Massive as it may be, it functions like clockwork, and to me, that has been the most daunting part of it all. For someone with a mild-to-moderate case of A.D.D., the organization of Tokyo is overwhelming. I get easily distracted. Don’t always color within the lines. Am a bit disorganized; messy. My husband Travis can be the same way. I’ve been to some of the world’s craziest big cities: Delhi, Cairo, Sao Paolo, Istanbul. But these cities easily suit my personality; they bring me a sense of ease with their “anything goes” kind of feeling and blendability factor. I’m comfortable in these cities. There aren’t too many rules to figure out because nothing is clearly defined anyway.
Tokyo is quite the contrary. Nothing is arbitrary. Everything has a system. A rule that everyone follows. And more often than not, figuring out that system leaves me feeling (and most likely looking) like a wild Barbarian weirdo. The big white girl tripping over herself again. Luckily there are markings that aid in deciphering the conundrum. Where to stand when waiting for the train on the platform. Which side of the staircases to ascend and descend. Which side of the sidewalk to walk or ride my bike. Where to bag my groceries after I’ve purchased them. Where to place my money for the cashier–in the miniature dish, no, not sloppily on the counter!
Other rules have no markings. I’ve had to figure these out by the apprenticeship of helpful Air Force friends who have a few things figured out already, or just by pure observation. No talking or answering cell phones on the trains. No eating on the trains. Eating or drinking on-the-go is also taboo. No shaking hands, touching or hugging people, unless you accidentally fall over on them when the train comes to a stop, but then if that happens, no acknowledging it; quietly get back up and pretend like it didn’t happen.
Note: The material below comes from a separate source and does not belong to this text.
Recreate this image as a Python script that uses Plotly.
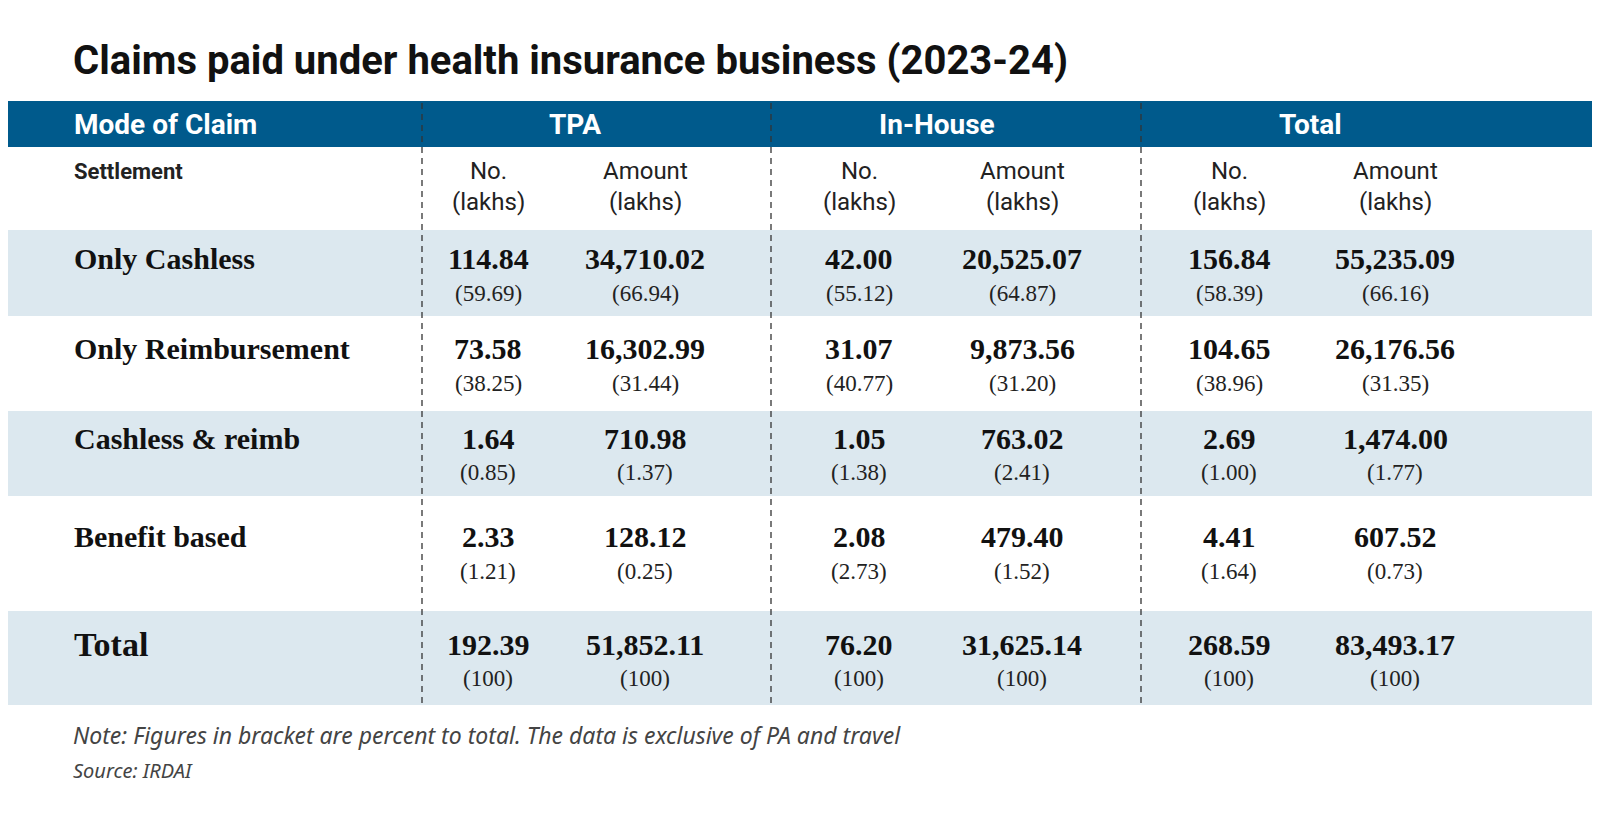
import plotly.graph_objects as go

# table data
rows = ["Only Cashless", "Only Reimbursement", "Cashless & reimb", "Benefit based", "Total"]
tpa_no = ["114.84", "73.58", "1.64", "2.33", "192.39"]
tpa_no_pct = ["(59.69)", "(38.25)", "(0.85)", "(1.21)", "(100)"]
tpa_amt = ["34,710.02", "16,302.99", "710.98", "128.12", "51,852.11"]
tpa_amt_pct = ["(66.94)", "(31.44)", "(1.37)", "(0.25)", "(100)"]
inh_no = ["42.00", "31.07", "1.05", "2.08", "76.20"]
inh_no_pct = ["(55.12)", "(40.77)", "(1.38)", "(2.73)", "(100)"]
inh_amt = ["20,525.07", "9,873.56", "763.02", "479.40", "31,625.14"]
inh_amt_pct = ["(64.87)", "(31.20)", "(2.41)", "(1.52)", "(100)"]
tot_no = ["156.84", "104.65", "2.69", "4.41", "268.59"]
tot_no_pct = ["(58.39)", "(38.96)", "(1.00)", "(1.64)", "(100)"]
tot_amt = ["55,235.09", "26,176.56", "1,474.00", "607.52", "83,493.17"]
tot_amt_pct = ["(66.16)", "(31.35)", "(1.77)", "(0.73)", "(100)"]
groups = ["TPA", "In-House", "Total"]

# layout geometry (pixels)
band_top = [222, 310, 403, 490, 603]
band_bot = [308, 400, 488, 600, 697]
val_y = [250, 340, 430, 528, 636]
pct_y = [285, 375, 464, 563, 670]
col_x = [480, 637, 851, 1014, 1221, 1387]
group_x = [567, 929, 1302]
sep_x = [414, 763, 1133]

BLUE = "#005a8c"
BAND = "#dce8ef"
SERIF = "Liberation Serif, DejaVu Serif, serif"
SANS = "Roboto, Noto Sans, sans-serif"

fig = go.Figure()
shapes = []
ann = []

shapes.append(dict(type="rect", x0=0, x1=1600, y0=93, y1=139, fillcolor=BLUE, line_width=0, layer="below"))
for i in range(len(rows)):
    if i % 2 == 0:
        shapes.append(dict(type="rect", x0=0, x1=1600, y0=band_top[i], y1=band_bot[i],
                           fillcolor=BAND, line_width=0, layer="below"))
for x in sep_x:
    shapes.append(dict(type="line", x0=x, x1=x, y0=95, y1=697,
                       line=dict(color="#333", width=1.3, dash="6px,5px")))

ann.append(dict(x=63, y=52, text="<b>Claims paid under health insurance business (2023-24)</b>",
                xanchor="left", font=dict(family="Liberation Sans Narrow, Roboto, sans-serif", size=40, color="#111")))
ann.append(dict(x=64, y=116, text="<b>Mode of Claim</b>", xanchor="left",
                font=dict(family=SANS, size=28, color="white")))
for gx, g in zip(group_x, groups):
    ann.append(dict(x=gx, y=116, text="<b>" + g + "</b>", font=dict(family=SANS, size=28, color="white")))
ann.append(dict(x=64, y=163, text="<b>Settlement</b>", xanchor="left",
                font=dict(family=SANS, size=22, color="#222")))
for k, cx in enumerate(col_x):
    lab = "No." if k % 2 == 0 else "Amount"
    ann.append(dict(x=cx, y=163, text=lab, font=dict(family=SANS, size=24, color="#222")))
    ann.append(dict(x=cx, y=194, text="(lakhs)", font=dict(family=SANS, size=24, color="#222")))

vals = [tpa_no, tpa_amt, inh_no, inh_amt, tot_no, tot_amt]
pcts = [tpa_no_pct, tpa_amt_pct, inh_no_pct, inh_amt_pct, tot_no_pct, tot_amt_pct]
for i, r in enumerate(rows):
    size = 34 if r == "Total" else 30
    ann.append(dict(x=64, y=val_y[i], text="<b>" + r + "</b>", xanchor="left",
                    font=dict(family=SERIF, size=size, color="#111")))
    for k, cx in enumerate(col_x):
        ann.append(dict(x=cx, y=val_y[i], text="<b>" + vals[k][i] + "</b>",
                        font=dict(family=SERIF, size=30, color="#111")))
        ann.append(dict(x=cx, y=pct_y[i], text=pcts[k][i],
                        font=dict(family=SERIF, size=23, color="#222")))

ann.append(dict(x=63, y=727, text="<i>Note: Figures in bracket are percent to total. The data is exclusive of PA and travel</i>",
                xanchor="left", font=dict(family="Noto Sans, sans-serif", size=23, color="#444")))
ann.append(dict(x=63, y=762, text="<i>Source: IRDAI</i>", xanchor="left",
                font=dict(family="Noto Sans, sans-serif", size=20, color="#444")))

for a in ann:
    a.update(xref="x", yref="y", showarrow=False, yanchor="middle")
    a.setdefault("xanchor", "center")

fig.update_layout(
    width=1600, height=817, margin=dict(l=0, r=0, t=0, b=0),
    paper_bgcolor="white", plot_bgcolor="white",
    xaxis=dict(range=[0, 1600], visible=False, fixedrange=True),
    yaxis=dict(range=[817, 0], visible=False, fixedrange=True),
    shapes=shapes, annotations=ann, showlegend=False,
)
fig.write_html("out.html")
At least once a week, I get lost deep in the bowels of the most elaborate train system in the world. Despite the iphone helps and websites dedicated to plotting the most efficient route, half of the time I’m not 100% sure whether or not I’m embarking on the most efficient train or not! And there are strange contradictions. For example, a train labled “rapid” is actually slow as molasses. Only those marked “special rapid” are guaranteed to pick up the pace.
Navigating through Tokyo sometimes feels like being in a real-life video game. There’s a jingle for everything and multiple sound effects don’t help with my distractability problem. At some train stations (and at times that I still haven’t figured out), there’s an arrival jingle that is reminiscent of a video game’s congratulations, you’ve just advanced to the next level! Some train stations have piped-in bird sound effects reverberating from big speakers. I know the Japanese do clever things to make life more pleasant, but this thoughtful attempt only confuses my brain! I always hear the birds in the early darkness, but it makes me feel like it’s 5 am and the sun is about to rise. I wonder if Japanese city kids grow up associating a bird chirping sound with the train station?
In addition to all of the loud colors and lights, there are animal cartoon characters everywhere. Baby bird characters warning you not to get your wings pinched in the train doors. Baby penguins and chicks selling udon bowls, cookies, and acne treatments. The marketing strategy of this country is simple: cute, cuddly, and makes you want to say awwwwww.
Taming this urban beast involves playing by the rules, but having a sense of humor along the way. Because without the “rures”, Japan wouldn’t be that shiny example of efficiency. The way urban sprawl can work if everyone cooperates. It’s other-worldly, but so impressive. I’m still finding my place in the machine, one loop-d-loop at a time.